**INSTRUCTION:** From the records below, pull each line that has "this".

═══ RECORDS PROVIDED

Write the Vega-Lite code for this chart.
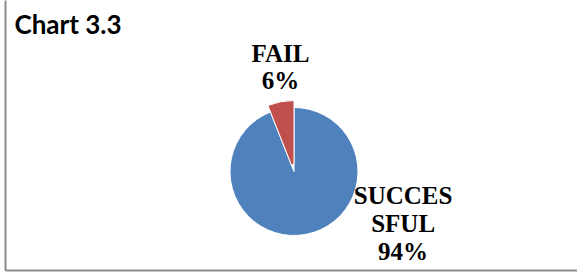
{
  "$schema": "https://vega.github.io/schema/vega-lite/v6.json",
  "autosize": "none",
  "width": 578,
  "height": 343,
  "padding": {"left": 5, "top": 0, "right": 0, "bottom": 0},
  "background": "white",
  "config": {"view": {"stroke": null}},
  "data": {"values": [
    {"category": "SUCCESSFUL", "pct": 94},
    {"category": "FAIL", "pct": 6}
  ]},
  "transform": [
    {"calculate": "replace(datum.category, regexp('^(.{6})(.+)$'), '$1\\n$2') + '\\n' + datum.pct + '%'", "as": "label"}
  ],
  "layer": [
    {
      "mark": {"type": "point", "opacity": 0},
      "encoding": {
        "x": {"field": "pct", "type": "quantitative",
          "axis": {"orient": "bottom", "offset": -73, "domainColor": "#8c8c8c", "domainWidth": 2, "ticks": false, "labels": false, "grid": false, "title": null}},
        "y": {"field": "pct", "type": "quantitative", "scale": {"range": [270, 0]},
          "axis": {"domainColor": "#8c8c8c", "domainWidth": 2, "ticks": false, "labels": false, "grid": false,
            "title": "Chart 3.3", "titleAngle": 0, "titleX": 9, "titleY": 33, "titleAlign": "left", "titleBaseline": "alphabetic",
            "titleFont": "Lato", "titleFontSize": 26, "titleFontWeight": "bold", "titleColor": "black"}}
      }
    },
    {
      "mark": {"type": "arc", "radius": 64, "stroke": "white", "strokeWidth": 1},
      "encoding": {
        "theta": {"field": "pct", "type": "quantitative", "stack": true},
        "order": {"field": "pct", "sort": "descending"},
        "color": {"field": "category", "type": "nominal", "scale": {"domain": ["SUCCESSFUL", "FAIL"], "range": ["#4F81BD", "#C0504D"]}, "legend": null},
        "opacity": {"condition": {"test": "datum.category === 'FAIL'", "value": 0}, "value": 1}
      }
    },
    {
      "mark": {"type": "arc", "radius": 71, "radius2": 7, "stroke": "white", "strokeWidth": 1},
      "encoding": {
        "theta": {"field": "pct", "type": "quantitative", "stack": true},
        "order": {"field": "pct", "sort": "descending"},
        "color": {"field": "category", "type": "nominal", "legend": null},
        "opacity": {"condition": {"test": "datum.category === 'FAIL'", "value": 1}, "value": 0}
      }
    },
    {
      "mark": {"type": "text", "radius": 120, "dx": 9, "font": "Liberation Serif", "fontSize": 25, "fontWeight": "bold", "lineBreak": "\n", "lineHeight": 27, "align": "center", "baseline": "middle", "color": "black"},
      "encoding": {
        "theta": {"field": "pct", "type": "quantitative", "stack": true},
        "order": {"field": "pct", "sort": "descending"},
        "text": {"field": "label"},
        "opacity": {"condition": {"test": "datum.category === 'FAIL'", "value": 1}, "value": 0}
      }
    },
    {
      "mark": {"type": "text", "radius": 70, "dx": 96, "dy": -44, "font": "Liberation Serif", "fontSize": 25, "fontWeight": "bold", "lineBreak": "\n", "lineHeight": 28, "align": "center", "baseline": "middle", "color": "black"},
      "encoding": {
        "theta": {"field": "pct", "type": "quantitative", "stack": true},
        "order": {"field": "pct", "sort": "descending"},
        "text": {"field": "label"},
        "opacity": {"condition": {"test": "datum.category === 'SUCCESSFUL'", "value": 1}, "value": 0}
      }
    }
  ]
}
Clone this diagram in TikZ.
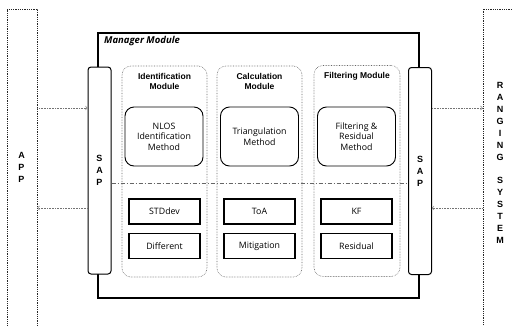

══════

**TASK RESULT:**
Write the Vega-Lite code for this chart.
Clone this diagram in TikZ.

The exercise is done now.